When Mr Tillack went to the European Court of Justice to prevent his papers being handed over to Olaf, the ECJ last Christmas found in the EU officials' favour, even though it was shown that the evidence on which they had ordered his arrest was concocted, and that the judgment was in clear breach of rulings by the European Court of Human Rights that a journalist has the right to protect his sources.

Mr Tillack's ordeal fitted in only too neatly with what has now become a classic pattern. Anyone in Brussels who gets too close to the corruption rife in the Commission will face ruthless attempts to bully and intimidate them into silence. The list of whistleblowers subjected to this treatment grows ever longer, from Bernard Connolly and Paul van Buitinen, the auditor whose revelations forced the resignation of the Santer Commission in 1999, to Marta Andreasen, the Commission's former chief accountant.

Miss Andreasen, who was appointed to clear up the irregularities in the EU's accounts, was sacked last October for doing precisely what she had been hired for. All her efforts to improve the system had been rebuffed, not least by Commissioner Neil Kinnock, supposedly responsible for making the Commission more honest.

Booker then picks up the story we ran on this Blog, commenting on the Muis story broken by Ambrose Evans-Pritchard in The Daily Telegraph.

He draws the same conclusion as us, pointing out what a far cry the commission’s behaviour is from the other face of the commission presented by Margot Wallstrom, its vice-president charged with selling the EU to the peoples of Europe.

Last week, Booker reminds us, she regaled readers of her weekly internet "blog" with a toe-curling account of a recent visit to Ireland, where she described looking in on "a training centre for people with mental disorders", meeting representatives of organisations ranging "from churches to aid workers, to anti-poverty, to environment", and being moved by the sight of a young girl to think sadly that she is too old to have any more children.

Quite what this touchy-feely stuff has to do with the arguments for the European Constitution, Booker writes, is not very clear. But then the two contrasted faces of such omnipotent institutions - the one bullying and the other soppily sentimental - are far from unfamiliar.

For his final story, Booker is definitely “off topic” when it comes to the EU. He describes how he read with particular sympathy how Michael Howard's wife Sandra found her beloved old banger so comprehensively trashed in a station car park that it was a write-off.

Four days earlier, he had had the same experience, finding my 16-year old Fiesta XR2 in a "Euro Car Park" near Bath station smashed in such an identical manner that today's vandals seem to be working to a manual.

Mrs Howard had to deny reports that the police had arranged for her car to be taken to a breaker's yard. Like her, Booker obtained the statutory crime number from the police (before the RAC with their usual efficiency took my own wreck away).

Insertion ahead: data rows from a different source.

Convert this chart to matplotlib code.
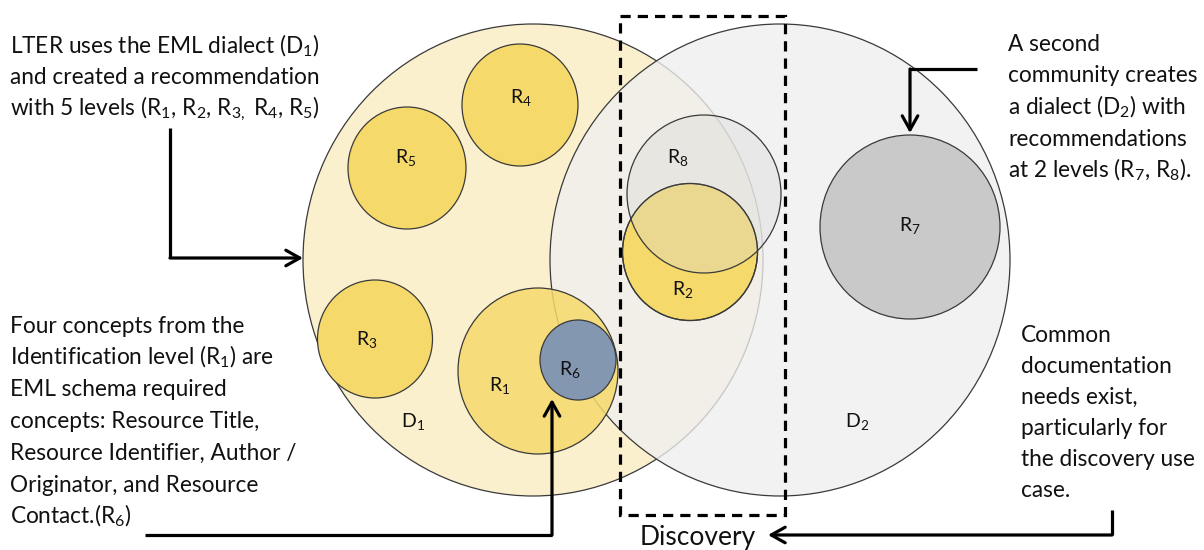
import matplotlib
matplotlib.use('Agg')
import matplotlib.pyplot as plt
from matplotlib.patches import Ellipse, Rectangle

plt.rcParams['font.family'] = ['Lato', 'DejaVu Sans']
plt.rcParams['mathtext.default'] = 'regular'

# circles, in drawing order (canvas pixel coords, y down)
circle_names = ['D1', 'R3', 'R4', 'R5', 'D2', 'R1', 'R6', 'R2', 'R8', 'R7']
circle_x = [533, 375, 520, 407, 780, 538, 578, 690, 704, 910]
circle_y = [260, 339, 105, 168, 260, 371, 360, 252, 194, 227]
circle_w = [460, 115, 116, 118, 460, 160, 76, 135, 154, 180]
circle_h = [472, 118, 122, 122, 472, 166, 80, 137, 158, 184]

# labels inside the circles
label_text = ['D$_1$', 'R$_3$', 'R$_4$', 'R$_5$', 'D$_2$', 'R$_1$', 'R$_6$', 'R$_2$', 'R$_8$', 'R$_7$']
label_x = [413, 367, 521, 406, 857, 500, 570, 683, 678, 910]
label_y = [422, 340, 98, 158, 422, 386, 370, 290, 158, 226]

# side notes
note_top_left = ['LTER uses the EML dialect (D$_1$)',
                 'and created a recommendation',
                 'with 5 levels (R$_1$, R$_2$, R$_{3,}$ R$_4$, R$_5$)']
note_top_right = ['A second',
                  'community creates',
                  'a dialect (D$_2$) with',
                  'recommendations',
                  'at 2 levels (R$_7$, R$_8$).']
note_bottom_left = ['Four concepts from the',
                    'Identification level (R$_1$) are',
                    'EML schema required',
                    'concepts: Resource Title,',
                    'Resource Identifier, Author /',
                    'Originator, and Resource',
                    'Contact.(R$_6$)']
note_bottom_right = ['Common',
                     'documentation',
                     'needs exist,',
                     'particularly for',
                     'the discovery use',
                     'case.']

# elbow arrows (last point = arrow tip)
arrows = [
    [(170, 128), (170, 258), (303, 258)],
    [(977, 69), (910, 69), (910, 133)],
    [(145, 535), (552, 535), (552, 399)],
    [(1112, 510), (1112, 535), (768, 535)],
]

style = {
    'D1': dict(fc='#FBF0CE', alpha=1.0),
    'D2': dict(fc='#EFEFEF', alpha=0.78),
    'R1': dict(fc='#F6D96B', alpha=0.85),
    'R2': dict(fc='#F6D96B', alpha=1.0),
    'R3': dict(fc='#F6D96B', alpha=1.0),
    'R4': dict(fc='#F6D96B', alpha=1.0),
    'R5': dict(fc='#F6D96B', alpha=1.0),
    'R6': dict(fc='#8497B0', alpha=1.0),
    'R7': dict(fc='#C9C9C9', alpha=1.0),
    'R8': dict(fc='#D6D6D6', alpha=0.35),
}

fig = plt.figure(figsize=(12.04, 5.5), dpi=100)
ax = fig.add_axes([0, 0, 1, 1])
ax.set_xlim(0, 1204)
ax.set_ylim(550, 0)
ax.axis('off')

for i, name in enumerate(circle_names):
    s = style[name]
    ax.add_patch(Ellipse((circle_x[i], circle_y[i]), circle_w[i], circle_h[i],
                         facecolor=s['fc'], alpha=s['alpha'], edgecolor='none', zorder=i + 1))
    ax.add_patch(Ellipse((circle_x[i], circle_y[i]), circle_w[i], circle_h[i],
                         facecolor='none', edgecolor='#3a3a3a', lw=0.9, zorder=i + 1))

# R2 outline again so it shows through R8
k = circle_names.index('R2')
ax.add_patch(Ellipse((circle_x[k], circle_y[k]), circle_w[k], circle_h[k],
                     facecolor='none', edgecolor='#3a3a3a', lw=0.9, zorder=20))

for t, x, y in zip(label_text, label_x, label_y):
    ax.text(x, y, t, fontsize=14, ha='center', va='center', color='#111111', zorder=30)

# dashed "Discovery" box
ax.add_patch(Rectangle((620, 16), 165, 499, facecolor='none', edgecolor='black',
                       lw=2.3, linestyle=(0, (3.2, 2.2)), zorder=40))
ax.text(698, 545, 'Discovery', fontsize=19, ha='center', va='baseline', color='#111111')


def note(lines, x, y0, dy):
    for j, line in enumerate(lines):
        ax.text(x, y0 + j * dy, line, fontsize=16.3, ha='left', va='baseline', color='#111111')


note(note_top_left, 10, 53, 31)
note(note_top_right, 1008, 51, 31.5)
note(note_bottom_left, 10, 333, 31.7)
note(note_bottom_right, 1021, 342, 31)

for pts in arrows:
    xs = [p[0] for p in pts[:-1]]
    ys = [p[1] for p in pts[:-1]]
    ax.plot(xs, ys, color='black', lw=2.3, solid_capstyle='butt', zorder=50)
    ax.annotate('', xy=pts[-1], xytext=pts[-2],
                arrowprops=dict(arrowstyle='->,head_length=0.5,head_width=0.28',
                                color='black', lw=2.3, mutation_scale=20,
                                shrinkA=0, shrinkB=0), zorder=50)

fig.savefig('out.png', dpi=100)
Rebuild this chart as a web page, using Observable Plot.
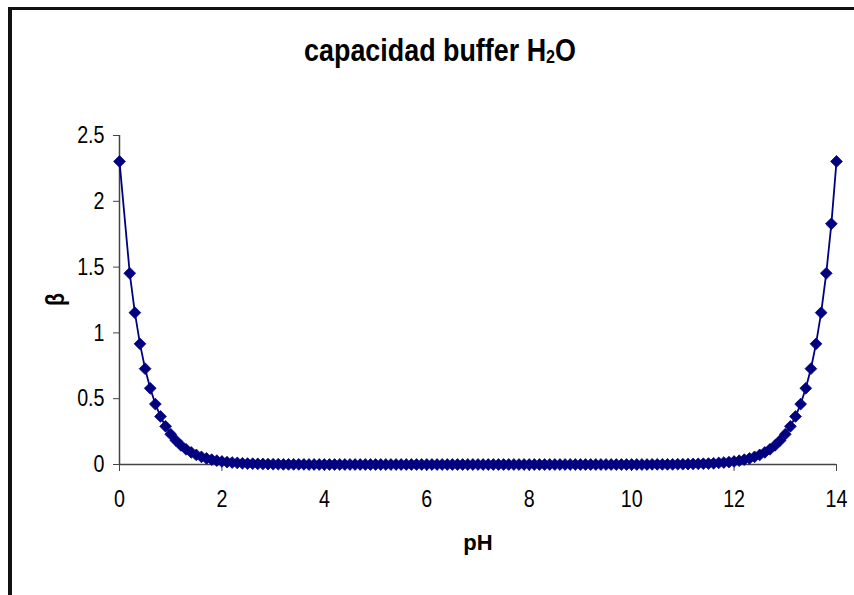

The only consequence was a letter from Avon and Somerset's finest three days later offering Booker their counselling service, joined in the same post by a council tax demand showing that charges for our "police service" had again risen at twice the rate of inflation.

The thought occurred, writes Booker, that we might be better off handing over chasing criminals to the RAC, while renaming the police the Crime Number Issuing Agency. At least, if they are writing crime numbers, they are not locking people up for not paying their council tax, I suppose.